OBH Council Transport position statement

The Outdoor Behavioral Healthcare Council (OBH Council) was established to provide opportunities for leading outdoor behavioral healthcare (OBH) programs to work together to advance the field through better practices and innovation, effective treatment, and evidence-based research.

Today, the OBH Council is made up of 20 member programs, all of which are required to hold outdoor behavioral healthcare accreditation standards through the Association for Experiential Education (AEE) as well as meet other member expectations. We’re committed to implementing treatment approaches that meet and exceed standards of practice in the treatment of mental, behavioral, and relational distress.

In the spirit of evolving practices, members of our Best Practices Committee met to discuss legislation in Oregon and Utah regarding youth transport, and develop a set of recommendations for accreditation standards specific to the use of professional transport. Recommendations for accreditation were provided to Association for Experiential Education (AEE), a third-party accreditor for OBH Council programs. These recommendations are currently in review by the AEE accreditation council for consideration, which will be at the sole discretion of AEE on how these standards will be set for the AEE-OBH Accreditation standards. In the meantime, OBH Council member programs are committed and are held to the following requirements.

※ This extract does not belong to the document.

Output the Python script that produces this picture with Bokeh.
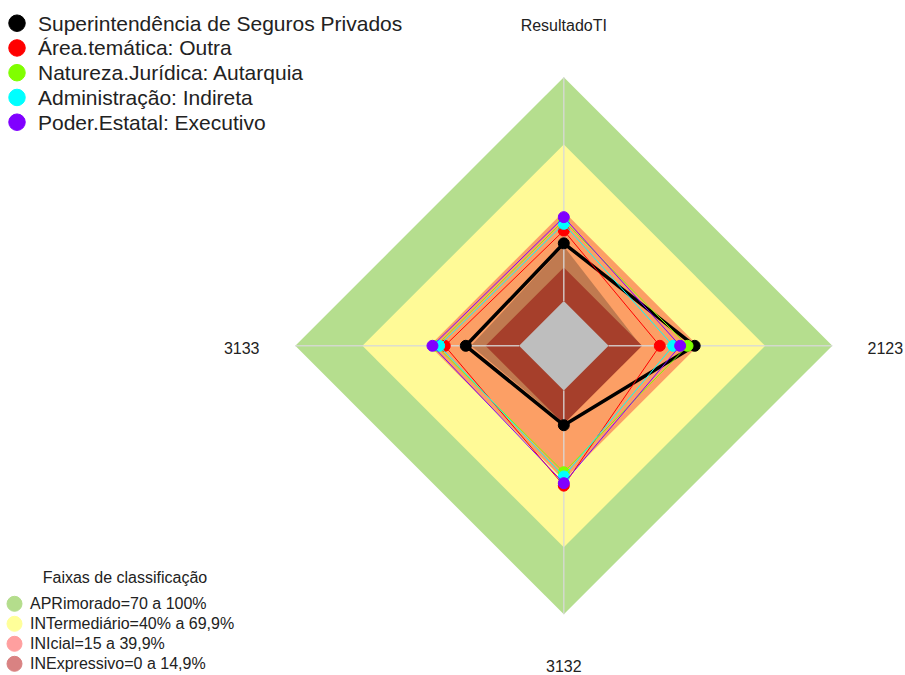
import numpy as np
from bokeh.plotting import figure
from bokeh.models import Range1d
from bokeh.core.properties import value
from bokeh.embed import file_html
from bokeh.resources import INLINE

# ---------------- data ----------------
axes_labels = ["ResultadoTI", "3133", "3132", "2123"]   # counter-clockwise from top

series_names = ["Superintendência de Seguros Privados", "Área.temática: Outra",
                "Natureza.Jurídica: Autarquia", "Administração: Indireta",
                "Poder.Estatal: Executivo"]
series_colors = ["#000000", "#FF0000", "#80FF00", "#00FFFF", "#8000FF"]

ssp_vals = [25.8, 23.8, 15.5, 38.5]
outra_vals = [31.5, 33.2, 42.5, 22.9]
autarquia_vals = [36.0, 37.0, 36.5, 35.3]
indireta_vals = [34.5, 35.7, 38.4, 28.9]
executivo_vals = [37.5, 38.7, 41.4, 32.0]
series_vals = [ssp_vals, outra_vals, autarquia_vals, indireta_vals, executivo_vals]

band_names = ["APRimorado=70 a 100%", "INTermediário=40% a 69,9%",
              "INIcial=15 a 39,9%", "INExpressivo=0 a 14,9%"]
band_limits = [100, 70, 40, 15]
band_fill = ["#b5de8e", "#fffa97", "#fc9f65", "#a63f2b"]
band_legend_colors = ["#b4dd8c", "#ffff99", "#ff9f9f", "#d98282"]
sombra_vals = [24.5, 21.5, 14.5, 14.5]
sombra_color = "#c07a50"
centro_color = "#bebebe"

legend_title = "Faixas de classificação"

# ---------------- geometry ----------------
R = 268.5
SEG = 5
CX, CY = 563.3, 345.3          # centre in page pixels
theta = np.deg2rad(90 + 90 * np.arange(len(axes_labels)))


def radar_xy(vals):
    v = np.asarray(vals, dtype=float) / 100.0
    r = R * (1.0 / (SEG + 1) + v * SEG / (SEG + 1))
    return list(r * np.cos(theta)), list(r * np.sin(theta))


def px(x):
    return x - CX


def py(y):
    return CY - y


W, H = 905, 675
p = figure(width=W, height=H, output_backend="svg", toolbar_location=None,
           x_range=Range1d(px(0), px(W)), y_range=Range1d(py(H), py(0)),
           min_border=0, outline_line_color=None, background_fill_color="white",
           border_fill_color="white")
p.axis.visible = False
p.grid.visible = False

# bands
for lim, col in zip(band_limits[:3], band_fill[:3]):
    xs, ys = radar_xy([lim] * 4)
    p.patch(xs, ys, fill_color=col, line_color=None)
xs, ys = radar_xy(sombra_vals)
p.patch(xs, ys, fill_color=sombra_color, line_color=None)
xs, ys = radar_xy([band_limits[3]] * 4)
p.patch(xs, ys, fill_color=band_fill[3], line_color=None)
xs, ys = radar_xy([0] * 4)
p.patch(xs, ys, fill_color=centro_color, line_color=None)

# axis lines
x0, y0 = radar_xy([0] * 4)
x1, y1 = radar_xy([100] * 4)
p.segment(x0, y0, x1, y1, line_color="#d8d8d8", line_width=1.5, line_alpha=0.85)

# series
for vals, col, nm in zip(series_vals, series_colors, series_names):
    xs, ys = radar_xy(vals)
    lw = 3.5 if col == "#000000" else 1
    p.line(xs + [xs[0]], ys + [ys[0]], line_color=col, line_width=lw)
    p.scatter(xs, ys, size=11, fill_color=col, line_color=col, marker="circle")

font = value("Liberation Sans")

# axis labels
p.text([px(563.3)], [py(25)], text=[axes_labels[0]], text_font=font, text_font_size="16px",
       text_align="center", text_baseline="middle", text_color="#222222")
p.text([px(867)], [py(347)], text=[axes_labels[3]], text_font=font, text_font_size="16px",
       text_align="left", text_baseline="middle", text_color="#222222")
p.text([px(259)], [py(347)], text=[axes_labels[1]], text_font=font, text_font_size="16px",
       text_align="right", text_baseline="middle", text_color="#222222")
p.text([px(563.3)], [py(665)], text=[axes_labels[2]], text_font=font, text_font_size="16px",
       text_align="center", text_baseline="middle", text_color="#222222")

# top legend
ly = [22.7 + 24.75 * i for i in range(len(series_names))]
p.scatter([px(16.5)] * len(ly), [py(y) for y in ly], size=16.5, fill_color=series_colors,
          line_color=series_colors, marker="circle")
p.text([px(37.5)] * len(ly), [py(y) for y in ly], text=series_names, text_font=font,
       text_font_size="21px", text_align="left", text_baseline="middle", text_color="#222222")

# bottom legend
p.text([px(124.5)], [py(576.5)], text=[legend_title], text_font=font, text_font_size="16px",
       text_align="center", text_baseline="middle", text_color="#222222")
by = [603.3 + 20 * i for i in range(len(band_names))]
p.scatter([px(14)] * len(by), [py(y) for y in by], size=15, fill_color=band_legend_colors,
          line_color=band_legend_colors, marker="circle")
p.text([px(29.5)] * len(by), [py(y) for y in by], text=band_names, text_font=font,
       text_font_size="16px", text_align="left", text_baseline="middle", text_color="#222222")

open("out.html", "w").write(file_html(p, INLINE))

Below are member expectations that are in the scope of practice of the OBH Council, as we are not an accrediting organization, but do enforce expectations for all member programs.

OBH Council members must adhere to the following membership expectations relating to professional transportation to OBH programs: 

  • Member programs will conduct a risk assessment during a client’s application process that will determine the least restrictive option of helping clients enter needed treatment.
  • If risk factors indicate that a professional transport would be the safest method, then families would have the option to utilize a third-party professional transport agency that complies with local and federal laws, and adheres to ethical best practices. 
  • Member programs that receive clients via professional transport will have a grievance process and a post-transport debrief process in place to further support the client throughout treatment. 

These expectations demonstrate OBH Council’s commitment to educating, reducing risk, retraumatization and minimizing harm, while increasing options for families as they seek treatment for their loved ones.